◆ **Exercise aim**
Write out the material again word for word, dropping any images it holds.

===

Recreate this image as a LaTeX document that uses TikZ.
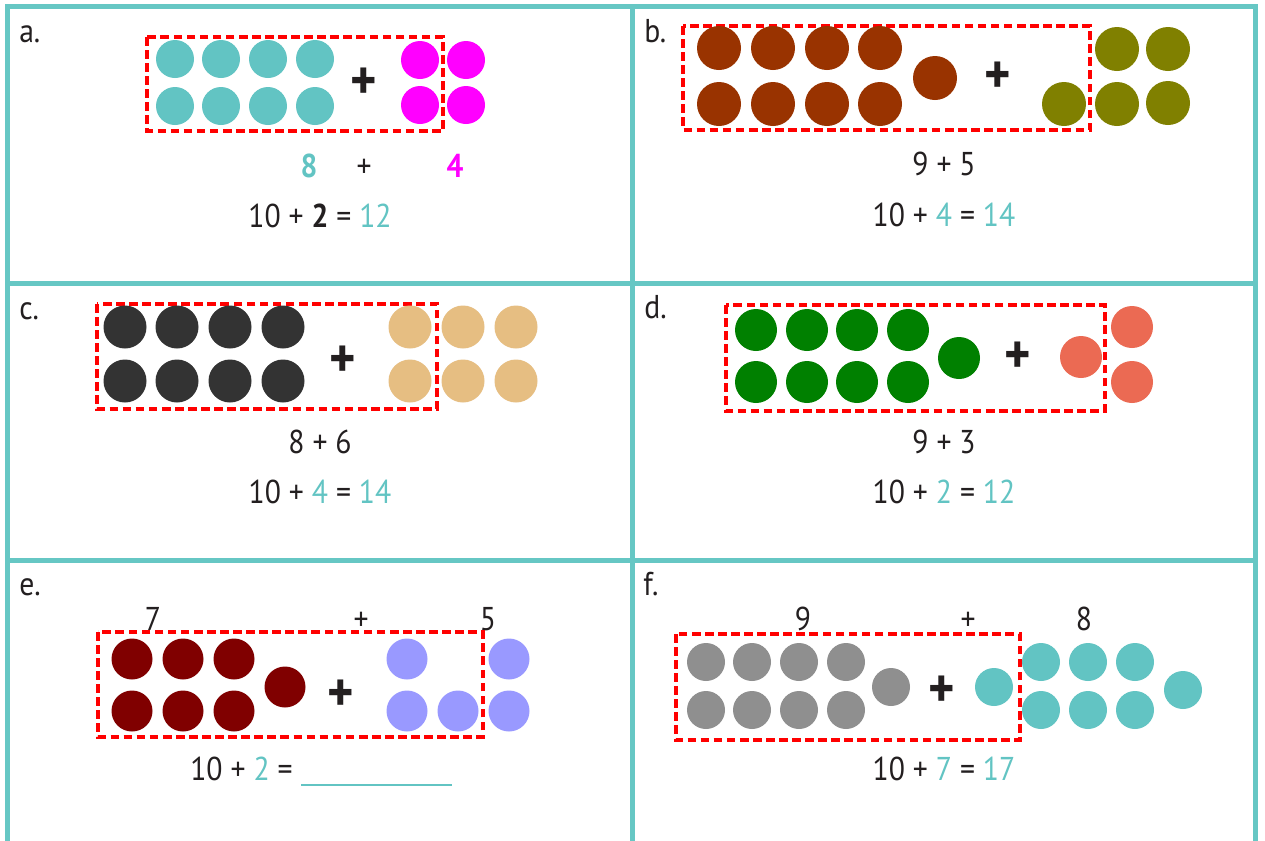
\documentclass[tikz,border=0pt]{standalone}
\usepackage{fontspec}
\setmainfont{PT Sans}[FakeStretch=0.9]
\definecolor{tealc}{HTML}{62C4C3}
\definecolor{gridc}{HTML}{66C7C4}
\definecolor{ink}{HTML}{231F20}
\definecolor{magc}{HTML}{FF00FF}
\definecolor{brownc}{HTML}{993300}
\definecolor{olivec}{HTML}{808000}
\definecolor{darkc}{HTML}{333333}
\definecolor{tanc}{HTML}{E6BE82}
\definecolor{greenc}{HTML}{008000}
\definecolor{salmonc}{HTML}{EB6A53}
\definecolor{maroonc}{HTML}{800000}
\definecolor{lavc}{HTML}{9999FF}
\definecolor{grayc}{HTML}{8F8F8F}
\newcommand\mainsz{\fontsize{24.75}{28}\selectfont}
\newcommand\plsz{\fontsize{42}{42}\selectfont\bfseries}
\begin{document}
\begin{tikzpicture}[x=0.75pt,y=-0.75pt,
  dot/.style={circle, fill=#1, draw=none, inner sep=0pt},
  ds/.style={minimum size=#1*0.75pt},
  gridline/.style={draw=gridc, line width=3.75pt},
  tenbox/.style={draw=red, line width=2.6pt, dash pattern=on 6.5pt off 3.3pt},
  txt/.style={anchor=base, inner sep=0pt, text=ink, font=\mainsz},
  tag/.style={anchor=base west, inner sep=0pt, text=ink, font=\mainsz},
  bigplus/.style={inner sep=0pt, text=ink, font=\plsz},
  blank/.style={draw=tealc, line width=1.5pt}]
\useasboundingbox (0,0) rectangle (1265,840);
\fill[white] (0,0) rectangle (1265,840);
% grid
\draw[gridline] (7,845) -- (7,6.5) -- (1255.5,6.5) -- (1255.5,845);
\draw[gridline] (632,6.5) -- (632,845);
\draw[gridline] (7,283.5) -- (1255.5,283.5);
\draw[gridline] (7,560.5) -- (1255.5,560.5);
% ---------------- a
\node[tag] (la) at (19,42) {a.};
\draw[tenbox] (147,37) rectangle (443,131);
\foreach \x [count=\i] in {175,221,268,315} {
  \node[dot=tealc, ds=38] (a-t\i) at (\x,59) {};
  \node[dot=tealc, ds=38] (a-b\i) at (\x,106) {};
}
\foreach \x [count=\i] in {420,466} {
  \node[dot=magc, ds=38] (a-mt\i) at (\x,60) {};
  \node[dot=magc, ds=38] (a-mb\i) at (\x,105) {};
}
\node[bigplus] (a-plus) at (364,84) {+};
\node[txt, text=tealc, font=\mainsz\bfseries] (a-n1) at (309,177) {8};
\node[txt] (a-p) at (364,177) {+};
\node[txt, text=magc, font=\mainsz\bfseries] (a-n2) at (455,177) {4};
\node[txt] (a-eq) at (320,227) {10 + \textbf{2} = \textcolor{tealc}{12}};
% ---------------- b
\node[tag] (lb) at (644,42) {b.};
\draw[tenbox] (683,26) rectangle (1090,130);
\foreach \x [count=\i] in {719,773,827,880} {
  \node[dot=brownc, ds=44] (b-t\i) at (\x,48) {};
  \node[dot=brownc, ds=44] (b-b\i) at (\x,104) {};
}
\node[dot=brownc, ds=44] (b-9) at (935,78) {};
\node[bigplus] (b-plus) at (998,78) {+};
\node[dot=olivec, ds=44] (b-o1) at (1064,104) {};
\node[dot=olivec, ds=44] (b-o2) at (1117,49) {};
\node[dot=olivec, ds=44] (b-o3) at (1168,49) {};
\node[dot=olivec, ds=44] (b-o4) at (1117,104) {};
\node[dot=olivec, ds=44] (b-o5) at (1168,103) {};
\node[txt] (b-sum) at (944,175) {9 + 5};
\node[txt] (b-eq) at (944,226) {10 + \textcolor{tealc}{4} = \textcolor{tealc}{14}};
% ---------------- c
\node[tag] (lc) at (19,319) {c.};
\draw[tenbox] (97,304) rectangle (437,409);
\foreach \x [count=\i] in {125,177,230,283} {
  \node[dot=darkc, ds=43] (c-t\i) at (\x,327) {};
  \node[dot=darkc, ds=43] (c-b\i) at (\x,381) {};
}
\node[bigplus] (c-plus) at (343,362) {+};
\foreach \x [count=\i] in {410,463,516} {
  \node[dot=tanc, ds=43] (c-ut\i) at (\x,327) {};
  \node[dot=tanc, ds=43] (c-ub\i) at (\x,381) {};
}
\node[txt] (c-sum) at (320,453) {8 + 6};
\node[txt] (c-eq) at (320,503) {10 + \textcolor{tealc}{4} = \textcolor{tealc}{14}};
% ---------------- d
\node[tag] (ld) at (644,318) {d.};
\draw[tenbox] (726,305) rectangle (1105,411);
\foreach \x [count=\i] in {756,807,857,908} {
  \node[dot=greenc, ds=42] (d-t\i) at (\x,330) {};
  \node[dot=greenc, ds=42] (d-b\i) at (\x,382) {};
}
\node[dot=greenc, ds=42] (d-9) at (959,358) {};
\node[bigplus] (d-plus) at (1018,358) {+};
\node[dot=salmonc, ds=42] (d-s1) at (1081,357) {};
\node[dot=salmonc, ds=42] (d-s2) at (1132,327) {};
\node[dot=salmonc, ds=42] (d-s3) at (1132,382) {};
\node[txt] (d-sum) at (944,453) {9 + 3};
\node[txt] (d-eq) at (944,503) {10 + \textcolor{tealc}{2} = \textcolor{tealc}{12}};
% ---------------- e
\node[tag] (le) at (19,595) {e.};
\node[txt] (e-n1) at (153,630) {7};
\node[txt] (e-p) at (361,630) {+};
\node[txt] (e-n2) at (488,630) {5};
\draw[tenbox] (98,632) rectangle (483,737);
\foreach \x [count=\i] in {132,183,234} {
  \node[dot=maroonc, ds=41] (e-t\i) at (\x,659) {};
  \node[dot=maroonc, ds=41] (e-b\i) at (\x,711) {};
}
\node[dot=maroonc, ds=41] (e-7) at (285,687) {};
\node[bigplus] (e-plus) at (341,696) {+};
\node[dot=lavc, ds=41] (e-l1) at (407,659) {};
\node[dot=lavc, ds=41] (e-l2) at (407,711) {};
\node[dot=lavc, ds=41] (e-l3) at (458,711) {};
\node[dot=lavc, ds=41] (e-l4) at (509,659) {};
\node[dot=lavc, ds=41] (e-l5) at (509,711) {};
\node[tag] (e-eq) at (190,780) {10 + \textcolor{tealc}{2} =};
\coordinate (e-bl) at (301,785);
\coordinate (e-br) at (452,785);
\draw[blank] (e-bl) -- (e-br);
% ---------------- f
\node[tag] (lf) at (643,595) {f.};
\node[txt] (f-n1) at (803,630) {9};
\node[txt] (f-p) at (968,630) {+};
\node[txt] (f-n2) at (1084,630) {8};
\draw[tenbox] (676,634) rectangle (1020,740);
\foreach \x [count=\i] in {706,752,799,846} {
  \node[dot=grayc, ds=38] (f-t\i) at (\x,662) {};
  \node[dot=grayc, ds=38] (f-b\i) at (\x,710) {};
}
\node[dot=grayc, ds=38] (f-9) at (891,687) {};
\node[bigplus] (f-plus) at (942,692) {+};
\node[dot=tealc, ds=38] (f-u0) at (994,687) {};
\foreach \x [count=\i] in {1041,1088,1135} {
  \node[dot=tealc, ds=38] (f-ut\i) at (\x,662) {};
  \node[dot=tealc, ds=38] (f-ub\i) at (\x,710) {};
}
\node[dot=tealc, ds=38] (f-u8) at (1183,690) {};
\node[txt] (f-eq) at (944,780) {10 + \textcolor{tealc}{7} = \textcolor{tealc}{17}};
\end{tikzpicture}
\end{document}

===

◆ **Solution**
Recreate this image as a LaTeX document that uses TikZ.
\documentclass[tikz,border=0pt]{standalone}
\usepackage{fontspec}
\setmainfont{PT Sans}[FakeStretch=0.9]
\definecolor{tealc}{HTML}{62C4C3}
\definecolor{gridc}{HTML}{66C7C4}
\definecolor{ink}{HTML}{231F20}
\definecolor{magc}{HTML}{FF00FF}
\definecolor{brownc}{HTML}{993300}
\definecolor{olivec}{HTML}{808000}
\definecolor{darkc}{HTML}{333333}
\definecolor{tanc}{HTML}{E6BE82}
\definecolor{greenc}{HTML}{008000}
\definecolor{salmonc}{HTML}{EB6A53}
\definecolor{maroonc}{HTML}{800000}
\definecolor{lavc}{HTML}{9999FF}
\definecolor{grayc}{HTML}{8F8F8F}
\newcommand\mainsz{\fontsize{24.75}{28}\selectfont}
\newcommand\plsz{\fontsize{42}{42}\selectfont\bfseries}
\begin{document}
\begin{tikzpicture}[x=0.75pt,y=-0.75pt,
  dot/.style={circle, fill=#1, draw=none, inner sep=0pt},
  ds/.style={minimum size=#1*0.75pt},
  gridline/.style={draw=gridc, line width=3.75pt},
  tenbox/.style={draw=red, line width=2.6pt, dash pattern=on 6.5pt off 3.3pt},
  txt/.style={anchor=base, inner sep=0pt, text=ink, font=\mainsz},
  tag/.style={anchor=base west, inner sep=0pt, text=ink, font=\mainsz},
  bigplus/.style={inner sep=0pt, text=ink, font=\plsz},
  blank/.style={draw=tealc, line width=1.5pt}]
\useasboundingbox (0,0) rectangle (1265,840);
\fill[white] (0,0) rectangle (1265,840);
% grid
\draw[gridline] (7,845) -- (7,6.5) -- (1255.5,6.5) -- (1255.5,845);
\draw[gridline] (632,6.5) -- (632,845);
\draw[gridline] (7,283.5) -- (1255.5,283.5);
\draw[gridline] (7,560.5) -- (1255.5,560.5);
% ---------------- a
\node[tag] (la) at (19,42) {a.};
\draw[tenbox] (147,37) rectangle (443,131);
\foreach \x [count=\i] in {175,221,268,315} {
  \node[dot=tealc, ds=38] (a-t\i) at (\x,59) {};
  \node[dot=tealc, ds=38] (a-b\i) at (\x,106) {};
}
\foreach \x [count=\i] in {420,466} {
  \node[dot=magc, ds=38] (a-mt\i) at (\x,60) {};
  \node[dot=magc, ds=38] (a-mb\i) at (\x,105) {};
}
\node[bigplus] (a-plus) at (364,84) {+};
\node[txt, text=tealc, font=\mainsz\bfseries] (a-n1) at (309,177) {8};
\node[txt] (a-p) at (364,177) {+};
\node[txt, text=magc, font=\mainsz\bfseries] (a-n2) at (455,177) {4};
\node[txt] (a-eq) at (320,227) {10 + \textbf{2} = \textcolor{tealc}{12}};
% ---------------- b
\node[tag] (lb) at (644,42) {b.};
\draw[tenbox] (683,26) rectangle (1090,130);
\foreach \x [count=\i] in {719,773,827,880} {
  \node[dot=brownc, ds=44] (b-t\i) at (\x,48) {};
  \node[dot=brownc, ds=44] (b-b\i) at (\x,104) {};
}
\node[dot=brownc, ds=44] (b-9) at (935,78) {};
\node[bigplus] (b-plus) at (998,78) {+};
\node[dot=olivec, ds=44] (b-o1) at (1064,104) {};
\node[dot=olivec, ds=44] (b-o2) at (1117,49) {};
\node[dot=olivec, ds=44] (b-o3) at (1168,49) {};
\node[dot=olivec, ds=44] (b-o4) at (1117,104) {};
\node[dot=olivec, ds=44] (b-o5) at (1168,103) {};
\node[txt] (b-sum) at (944,175) {9 + 5};
\node[txt] (b-eq) at (944,226) {10 + \textcolor{tealc}{4} = \textcolor{tealc}{14}};
% ---------------- c
\node[tag] (lc) at (19,319) {c.};
\draw[tenbox] (97,304) rectangle (437,409);
\foreach \x [count=\i] in {125,177,230,283} {
  \node[dot=darkc, ds=43] (c-t\i) at (\x,327) {};
  \node[dot=darkc, ds=43] (c-b\i) at (\x,381) {};
}
\node[bigplus] (c-plus) at (343,362) {+};
\foreach \x [count=\i] in {410,463,516} {
  \node[dot=tanc, ds=43] (c-ut\i) at (\x,327) {};
  \node[dot=tanc, ds=43] (c-ub\i) at (\x,381) {};
}
\node[txt] (c-sum) at (320,453) {8 + 6};
\node[txt] (c-eq) at (320,503) {10 + \textcolor{tealc}{4} = \textcolor{tealc}{14}};
% ---------------- d
\node[tag] (ld) at (644,318) {d.};
\draw[tenbox] (726,305) rectangle (1105,411);
\foreach \x [count=\i] in {756,807,857,908} {
  \node[dot=greenc, ds=42] (d-t\i) at (\x,330) {};
  \node[dot=greenc, ds=42] (d-b\i) at (\x,382) {};
}
\node[dot=greenc, ds=42] (d-9) at (959,358) {};
\node[bigplus] (d-plus) at (1018,358) {+};
\node[dot=salmonc, ds=42] (d-s1) at (1081,357) {};
\node[dot=salmonc, ds=42] (d-s2) at (1132,327) {};
\node[dot=salmonc, ds=42] (d-s3) at (1132,382) {};
\node[txt] (d-sum) at (944,453) {9 + 3};
\node[txt] (d-eq) at (944,503) {10 + \textcolor{tealc}{2} = \textcolor{tealc}{12}};
% ---------------- e
\node[tag] (le) at (19,595) {e.};
\node[txt] (e-n1) at (153,630) {7};
\node[txt] (e-p) at (361,630) {+};
\node[txt] (e-n2) at (488,630) {5};
\draw[tenbox] (98,632) rectangle (483,737);
\foreach \x [count=\i] in {132,183,234} {
  \node[dot=maroonc, ds=41] (e-t\i) at (\x,659) {};
  \node[dot=maroonc, ds=41] (e-b\i) at (\x,711) {};
}
\node[dot=maroonc, ds=41] (e-7) at (285,687) {};
\node[bigplus] (e-plus) at (341,696) {+};
\node[dot=lavc, ds=41] (e-l1) at (407,659) {};
\node[dot=lavc, ds=41] (e-l2) at (407,711) {};
\node[dot=lavc, ds=41] (e-l3) at (458,711) {};
\node[dot=lavc, ds=41] (e-l4) at (509,659) {};
\node[dot=lavc, ds=41] (e-l5) at (509,711) {};
\node[tag] (e-eq) at (190,780) {10 + \textcolor{tealc}{2} =};
\coordinate (e-bl) at (301,785);
\coordinate (e-br) at (452,785);
\draw[blank] (e-bl) -- (e-br);
% ---------------- f
\node[tag] (lf) at (643,595) {f.};
\node[txt] (f-n1) at (803,630) {9};
\node[txt] (f-p) at (968,630) {+};
\node[txt] (f-n2) at (1084,630) {8};
\draw[tenbox] (676,634) rectangle (1020,740);
\foreach \x [count=\i] in {706,752,799,846} {
  \node[dot=grayc, ds=38] (f-t\i) at (\x,662) {};
  \node[dot=grayc, ds=38] (f-b\i) at (\x,710) {};
}
\node[dot=grayc, ds=38] (f-9) at (891,687) {};
\node[bigplus] (f-plus) at (942,692) {+};
\node[dot=tealc, ds=38] (f-u0) at (994,687) {};
\foreach \x [count=\i] in {1041,1088,1135} {
  \node[dot=tealc, ds=38] (f-ut\i) at (\x,662) {};
  \node[dot=tealc, ds=38] (f-ub\i) at (\x,710) {};
}
\node[dot=tealc, ds=38] (f-u8) at (1183,690) {};
\node[txt] (f-eq) at (944,780) {10 + \textcolor{tealc}{7} = \textcolor{tealc}{17}};
\end{tikzpicture}
\end{document}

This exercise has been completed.